■ TASK TO CARRY OUT: Everything from the line with "Recreate this image" through the line with "from bokeh.resources import INLINE", inclusive, should be repeated exactly, except the pictures.

■ TASK MATERIAL:
= = = =

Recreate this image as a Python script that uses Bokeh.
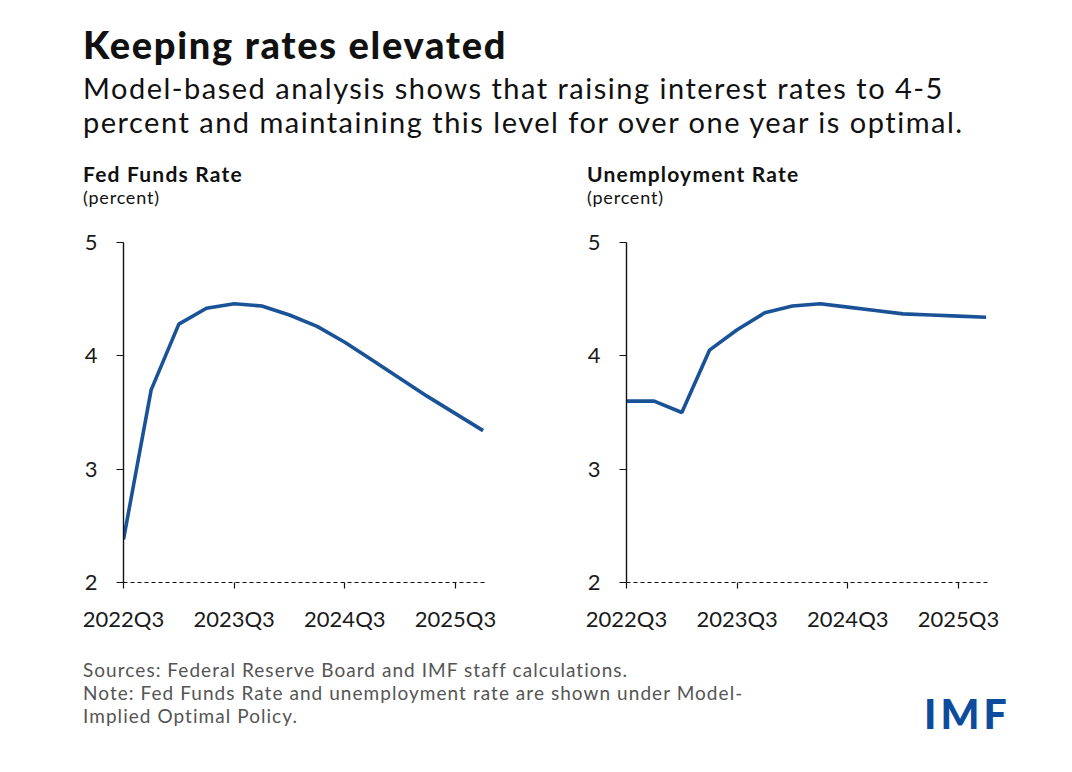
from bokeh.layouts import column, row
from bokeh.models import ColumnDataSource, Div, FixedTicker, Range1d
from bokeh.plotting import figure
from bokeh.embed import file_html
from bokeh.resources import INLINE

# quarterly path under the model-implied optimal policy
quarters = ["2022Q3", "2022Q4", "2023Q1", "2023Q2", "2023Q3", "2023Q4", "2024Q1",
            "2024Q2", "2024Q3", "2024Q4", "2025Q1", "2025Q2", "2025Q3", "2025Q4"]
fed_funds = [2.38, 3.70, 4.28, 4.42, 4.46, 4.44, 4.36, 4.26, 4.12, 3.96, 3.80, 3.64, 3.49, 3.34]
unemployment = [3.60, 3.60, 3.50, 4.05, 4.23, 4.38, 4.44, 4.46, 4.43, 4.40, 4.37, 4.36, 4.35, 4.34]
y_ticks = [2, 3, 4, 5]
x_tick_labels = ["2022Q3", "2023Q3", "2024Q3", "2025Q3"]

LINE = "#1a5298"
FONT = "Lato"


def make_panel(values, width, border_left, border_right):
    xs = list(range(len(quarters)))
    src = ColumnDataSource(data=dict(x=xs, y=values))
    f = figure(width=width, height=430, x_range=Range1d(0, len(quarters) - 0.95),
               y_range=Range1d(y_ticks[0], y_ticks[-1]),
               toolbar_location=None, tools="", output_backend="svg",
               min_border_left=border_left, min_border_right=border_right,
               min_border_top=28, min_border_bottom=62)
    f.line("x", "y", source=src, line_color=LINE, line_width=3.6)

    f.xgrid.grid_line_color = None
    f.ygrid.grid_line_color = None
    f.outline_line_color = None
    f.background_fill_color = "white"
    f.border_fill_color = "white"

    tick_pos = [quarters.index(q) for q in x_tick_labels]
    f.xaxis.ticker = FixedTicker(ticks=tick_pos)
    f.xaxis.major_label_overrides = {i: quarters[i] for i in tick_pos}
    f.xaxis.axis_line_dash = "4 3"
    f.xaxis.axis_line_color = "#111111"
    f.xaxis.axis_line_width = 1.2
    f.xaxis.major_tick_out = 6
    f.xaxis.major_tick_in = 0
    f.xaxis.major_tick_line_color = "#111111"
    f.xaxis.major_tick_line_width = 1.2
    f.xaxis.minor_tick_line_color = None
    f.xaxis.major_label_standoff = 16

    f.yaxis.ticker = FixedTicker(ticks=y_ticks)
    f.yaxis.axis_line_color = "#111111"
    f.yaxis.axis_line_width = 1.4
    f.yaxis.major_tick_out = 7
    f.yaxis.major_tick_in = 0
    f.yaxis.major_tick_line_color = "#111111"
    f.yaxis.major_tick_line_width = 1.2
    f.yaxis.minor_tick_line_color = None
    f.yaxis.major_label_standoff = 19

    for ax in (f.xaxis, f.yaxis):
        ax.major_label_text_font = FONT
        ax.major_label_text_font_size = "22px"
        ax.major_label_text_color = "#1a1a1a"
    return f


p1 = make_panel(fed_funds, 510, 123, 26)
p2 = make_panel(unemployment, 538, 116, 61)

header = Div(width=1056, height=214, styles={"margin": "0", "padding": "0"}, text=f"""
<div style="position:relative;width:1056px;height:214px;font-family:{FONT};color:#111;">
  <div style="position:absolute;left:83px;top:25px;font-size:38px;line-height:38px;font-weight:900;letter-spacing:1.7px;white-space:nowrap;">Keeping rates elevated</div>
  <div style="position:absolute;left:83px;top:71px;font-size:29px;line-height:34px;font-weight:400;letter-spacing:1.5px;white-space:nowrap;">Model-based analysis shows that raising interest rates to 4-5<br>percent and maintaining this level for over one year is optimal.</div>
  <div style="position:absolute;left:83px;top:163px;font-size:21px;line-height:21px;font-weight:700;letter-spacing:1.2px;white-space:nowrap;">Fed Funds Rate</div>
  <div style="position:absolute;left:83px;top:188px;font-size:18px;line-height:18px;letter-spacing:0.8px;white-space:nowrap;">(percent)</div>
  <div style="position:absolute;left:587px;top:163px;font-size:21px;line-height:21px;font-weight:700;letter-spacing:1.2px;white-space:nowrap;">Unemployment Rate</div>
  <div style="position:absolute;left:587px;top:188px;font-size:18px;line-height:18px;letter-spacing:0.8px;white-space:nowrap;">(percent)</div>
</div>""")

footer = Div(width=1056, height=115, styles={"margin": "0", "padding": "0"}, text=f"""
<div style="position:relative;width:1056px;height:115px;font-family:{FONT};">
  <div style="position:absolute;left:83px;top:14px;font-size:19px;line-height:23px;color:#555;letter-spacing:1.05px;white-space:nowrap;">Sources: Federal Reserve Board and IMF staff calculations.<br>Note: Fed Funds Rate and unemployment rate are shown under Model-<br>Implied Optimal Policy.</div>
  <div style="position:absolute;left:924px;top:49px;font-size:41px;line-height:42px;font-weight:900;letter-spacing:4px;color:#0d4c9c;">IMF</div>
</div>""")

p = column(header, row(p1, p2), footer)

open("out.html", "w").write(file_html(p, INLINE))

= = = =

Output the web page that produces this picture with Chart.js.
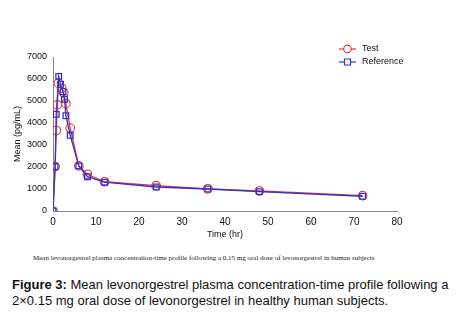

= = = =

■ TASK ANSWER:
Recreate this image as a Python script that uses Bokeh.
from bokeh.layouts import column, row
from bokeh.models import ColumnDataSource, Div, FixedTicker, Range1d
from bokeh.plotting import figure
from bokeh.embed import file_html
from bokeh.resources import INLINE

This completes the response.